start GIVEN INFORMATION
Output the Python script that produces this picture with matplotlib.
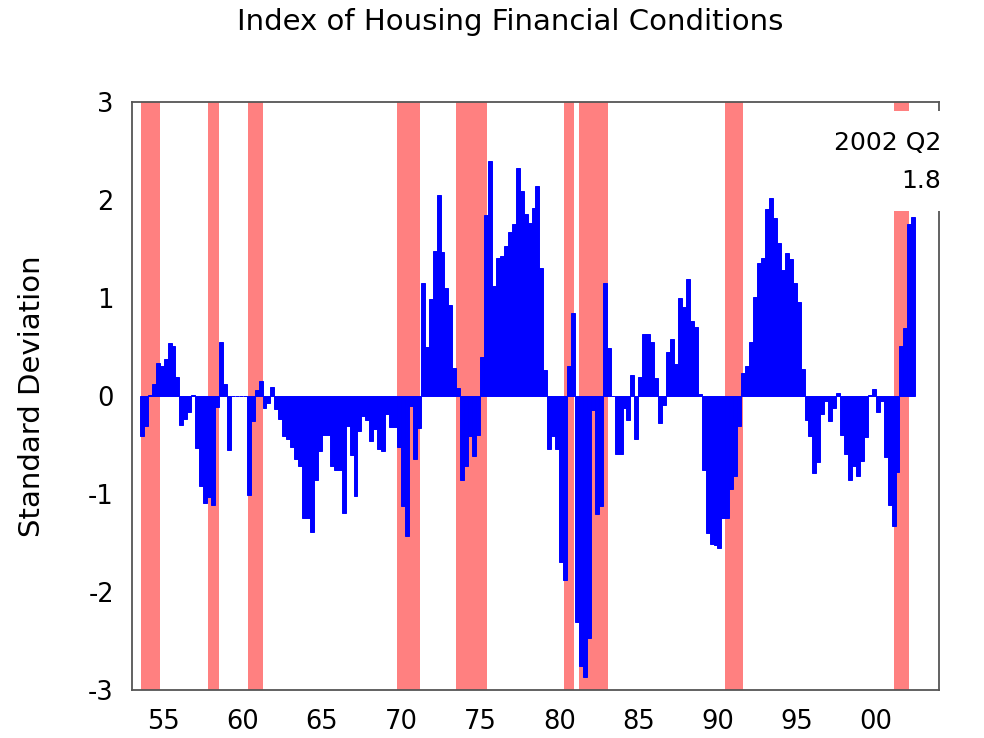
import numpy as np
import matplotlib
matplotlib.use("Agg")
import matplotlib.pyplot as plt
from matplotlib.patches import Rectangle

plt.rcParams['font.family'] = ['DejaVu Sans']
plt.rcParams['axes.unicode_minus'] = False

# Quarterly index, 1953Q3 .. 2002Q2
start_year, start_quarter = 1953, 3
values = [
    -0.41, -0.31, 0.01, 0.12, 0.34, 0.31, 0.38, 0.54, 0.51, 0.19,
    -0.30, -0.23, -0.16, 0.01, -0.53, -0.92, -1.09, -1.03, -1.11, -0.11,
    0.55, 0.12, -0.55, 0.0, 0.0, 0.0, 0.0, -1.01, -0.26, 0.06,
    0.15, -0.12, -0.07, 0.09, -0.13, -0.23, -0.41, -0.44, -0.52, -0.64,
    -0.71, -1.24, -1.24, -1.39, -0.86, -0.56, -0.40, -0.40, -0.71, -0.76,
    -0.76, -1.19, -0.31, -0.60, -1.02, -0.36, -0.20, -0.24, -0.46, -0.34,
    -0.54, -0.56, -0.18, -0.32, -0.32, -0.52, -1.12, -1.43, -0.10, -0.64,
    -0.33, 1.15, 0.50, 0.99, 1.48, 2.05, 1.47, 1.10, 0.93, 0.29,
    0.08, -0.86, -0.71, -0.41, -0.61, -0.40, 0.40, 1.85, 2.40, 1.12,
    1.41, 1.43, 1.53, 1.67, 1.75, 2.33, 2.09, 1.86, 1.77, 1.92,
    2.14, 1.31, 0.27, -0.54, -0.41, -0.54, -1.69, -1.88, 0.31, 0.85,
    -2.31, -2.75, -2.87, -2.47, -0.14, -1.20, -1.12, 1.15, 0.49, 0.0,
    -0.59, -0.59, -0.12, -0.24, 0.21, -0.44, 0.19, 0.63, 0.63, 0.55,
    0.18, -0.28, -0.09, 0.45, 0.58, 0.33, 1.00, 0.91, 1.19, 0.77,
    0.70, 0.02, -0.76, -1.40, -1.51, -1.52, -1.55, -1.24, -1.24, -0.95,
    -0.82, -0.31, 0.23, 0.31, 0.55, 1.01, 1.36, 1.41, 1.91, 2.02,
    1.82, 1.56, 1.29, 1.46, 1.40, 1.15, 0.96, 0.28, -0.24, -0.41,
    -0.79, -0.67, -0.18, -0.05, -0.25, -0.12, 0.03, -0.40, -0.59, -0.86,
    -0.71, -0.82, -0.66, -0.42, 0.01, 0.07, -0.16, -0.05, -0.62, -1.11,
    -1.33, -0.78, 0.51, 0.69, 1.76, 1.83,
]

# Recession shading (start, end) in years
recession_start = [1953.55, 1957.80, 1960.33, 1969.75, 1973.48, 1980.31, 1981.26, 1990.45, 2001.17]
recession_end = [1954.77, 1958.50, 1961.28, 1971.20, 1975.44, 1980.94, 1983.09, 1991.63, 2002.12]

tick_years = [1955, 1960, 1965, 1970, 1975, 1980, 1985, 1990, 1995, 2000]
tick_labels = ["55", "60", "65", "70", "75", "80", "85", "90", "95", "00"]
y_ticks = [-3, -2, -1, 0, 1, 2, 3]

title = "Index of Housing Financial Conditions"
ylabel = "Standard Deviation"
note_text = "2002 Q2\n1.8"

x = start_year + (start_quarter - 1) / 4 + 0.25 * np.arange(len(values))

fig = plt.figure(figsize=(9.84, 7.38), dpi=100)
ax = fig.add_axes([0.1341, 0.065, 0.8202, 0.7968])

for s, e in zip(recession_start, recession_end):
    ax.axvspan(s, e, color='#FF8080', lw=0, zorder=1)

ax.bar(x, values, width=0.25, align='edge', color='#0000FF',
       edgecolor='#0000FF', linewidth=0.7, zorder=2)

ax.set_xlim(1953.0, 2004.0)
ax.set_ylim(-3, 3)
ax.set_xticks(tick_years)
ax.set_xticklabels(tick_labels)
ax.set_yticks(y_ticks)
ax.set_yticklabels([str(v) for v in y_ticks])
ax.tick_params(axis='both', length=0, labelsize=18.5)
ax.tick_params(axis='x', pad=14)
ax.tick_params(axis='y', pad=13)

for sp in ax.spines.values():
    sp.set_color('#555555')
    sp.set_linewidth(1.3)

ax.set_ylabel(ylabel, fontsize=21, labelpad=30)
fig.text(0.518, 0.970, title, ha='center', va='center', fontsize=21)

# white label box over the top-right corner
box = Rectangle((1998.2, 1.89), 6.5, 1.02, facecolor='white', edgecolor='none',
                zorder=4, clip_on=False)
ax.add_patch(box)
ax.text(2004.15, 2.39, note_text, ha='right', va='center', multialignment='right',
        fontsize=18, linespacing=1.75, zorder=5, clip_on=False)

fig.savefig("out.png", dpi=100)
end GIVEN INFORMATION
» **PROBLEM TO SOLVE**
Skip every picture and return the lines above from the top through the one that contains "plt.rcParams['axes.unicode_minus'] = False".

» **SOLUTION TO THIS TASK**
Output the Python script that produces this picture with matplotlib.
import numpy as np
import matplotlib
matplotlib.use("Agg")
import matplotlib.pyplot as plt
from matplotlib.patches import Rectangle

plt.rcParams['font.family'] = ['DejaVu Sans']
plt.rcParams['axes.unicode_minus'] = False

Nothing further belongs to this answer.